While I did not feel sorry for him, I duly set off to find the causes of the failure and identify a remedy. The off-the-shelf steel rod used for the fan shafts turned out to be the root cause of the problem. A faulty tolerance field made the shaft slip inside the bearing inner race during rotation, causing overheating, under-lubrication and ultimately catastrophic mechanical failure.
The new design — taking into consideration the very dusty operating environment in a shed — was an enclosed integrated bearing housing with a machined shaft. Manufacturing costs of the new fan design turned out to be substantially higher than the original solution, but, most importantly, the units did not fail anymore.
Small-scale rural post-harvesting equipment is hard to compare with large high-tech wind turbines, but there are some interesting parallels. The former is typically used seasonally and is affected by different variables and local circumstances. It faces a significant degree of change during the days, weeks, months that it is in operation. Wind turbines, by contrast, easily operate more than 7,000 hours all year round during their 20-year operational design life. Downtime hours, once lost, cannot be captured later.
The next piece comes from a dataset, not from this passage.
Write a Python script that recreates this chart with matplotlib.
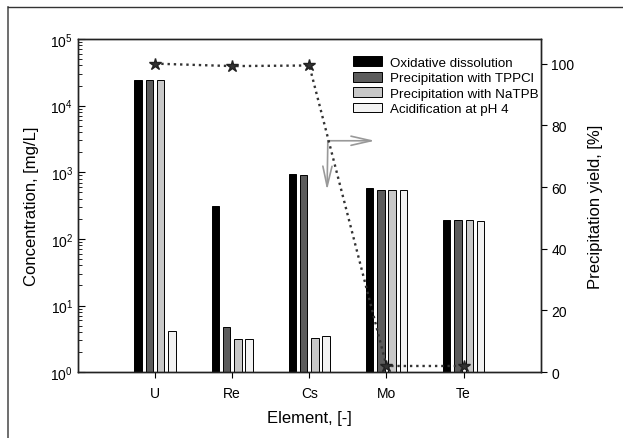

But what wind turbines and modern equipment in rural Africa have in common is the challenges linked to complex logistics, timely availability of parts and skilled personnel. This places high demands on the design quality and ruggedness, reliability and serviceability of the installation. The shared goal is to minimise downtime and loss of production and income for the operators.
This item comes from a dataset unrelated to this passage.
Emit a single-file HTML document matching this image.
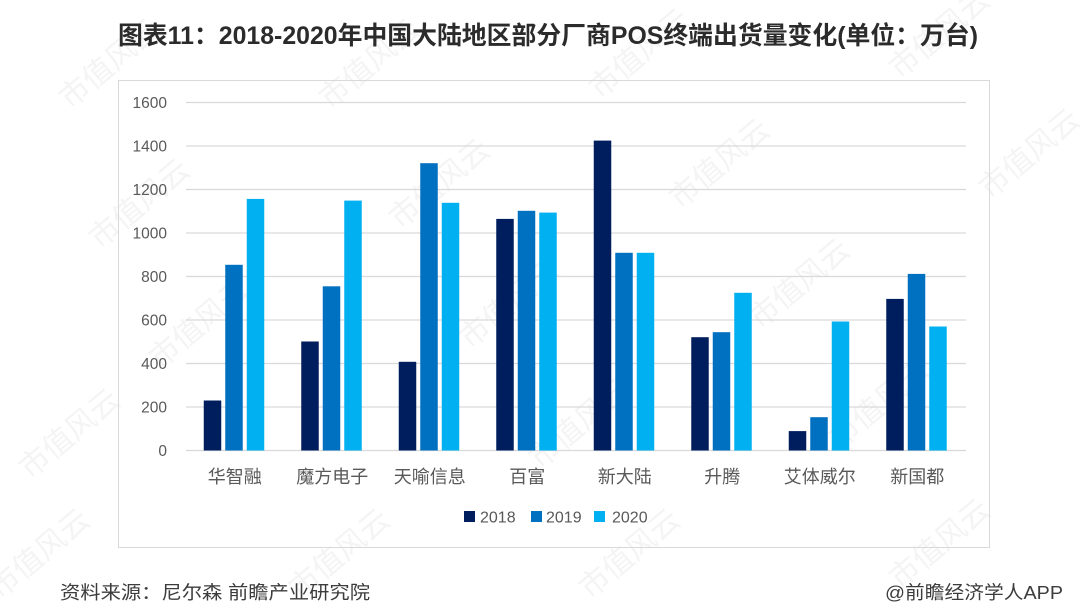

Another interesting parallel, which continues to raise controversy in the wind sector, is the relationship between costs based on investment per megawatt and the cost-of-energy performance of an installation in its lifetime (CoE, cost per kilowatt hour over 20 years).
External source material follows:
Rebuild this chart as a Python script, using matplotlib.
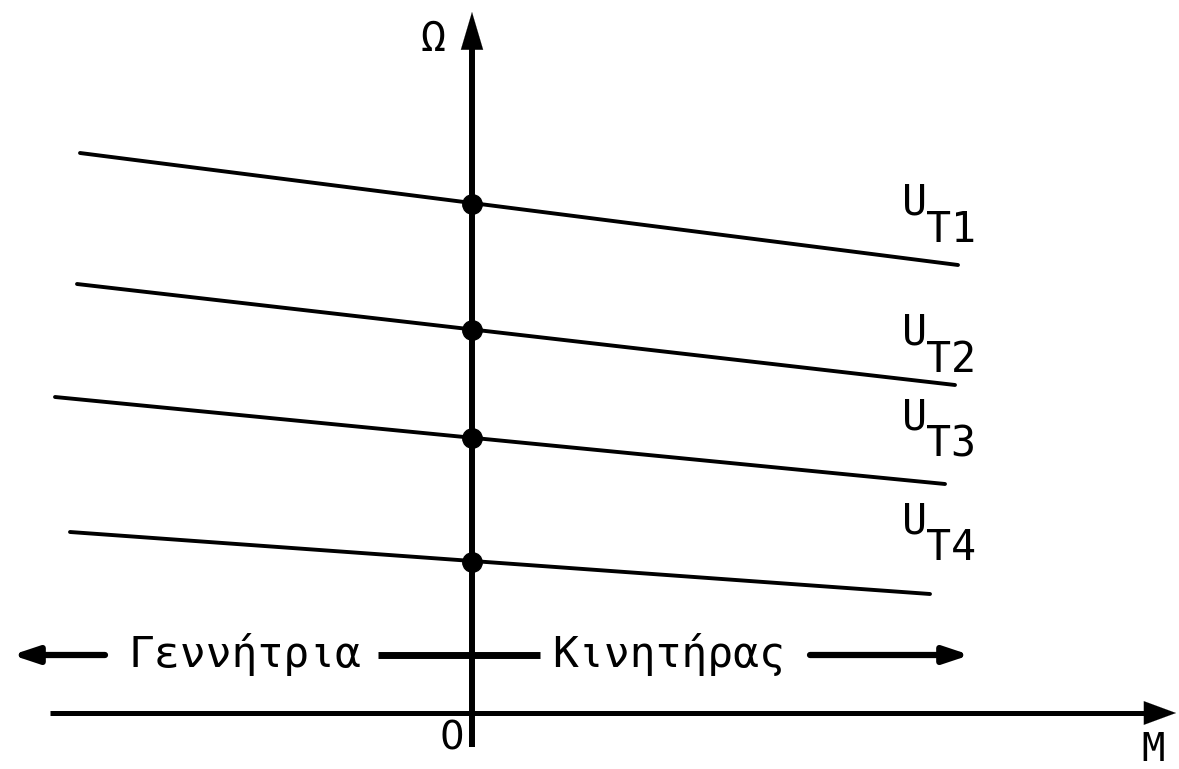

Earlier this year I attended the grand opening of a rotor-blade testing facility in Germany. A guest made some informal comments critical of a wind-turbine make that has a reputation of being expensive. I asked the expert whether he thought it correct to judge turbines based on their price per megawatt only, instead of attaching at least similar weight to CoE aspects. He immediately agreed. I was pleased he did. It is not unusual for even senior wind experts to focus only on investment costs while they really should know better.
The facts speak for themselves. Assume two comparable 6MW offshore turbines, the first a proven commercially available model costing €10.5 million, the other a newly developed product 15% cheaper. The price difference can be eaten up entirely if the cheapest turbine is down for a couple of months at a time in the initial years during the windiest season in the North Sea.
Cheaper products are not by definition inferior to more expensive equivalents. A recent online business article elaborated on the possible impact of cheaper turbines by China’s suppliers Sinovel and Goldwind on future world market rankings. One industry opinion was that the Chinese suppliers would counter customers’ quality concerns and erode the sales and margins of their US and European rivals. Another suggested that a developer shift to Chinese suppliers could drive down the cost of wind power enough for it to compete with coal and natural gas.
Someone else said Chinese firms would face challenges taking overseas market share and be unable to provide long-term maintenance. One noted that while Chinese companies are producing at Chinese standards, the banks finance projects based on German standards.
I could not help being disappointed by the meagre attention given to factors affecting CoE, including the generating potential per megawatt, a proven track record and reputation for reliability, good performance in installation, operations and maintenance.
The most valuable lesson here is that experience is invaluable and companies should nourish and use it to the full. However, in a highly innovative industry, they should be open to innovation and quality amidst continuous change and competitive pressures.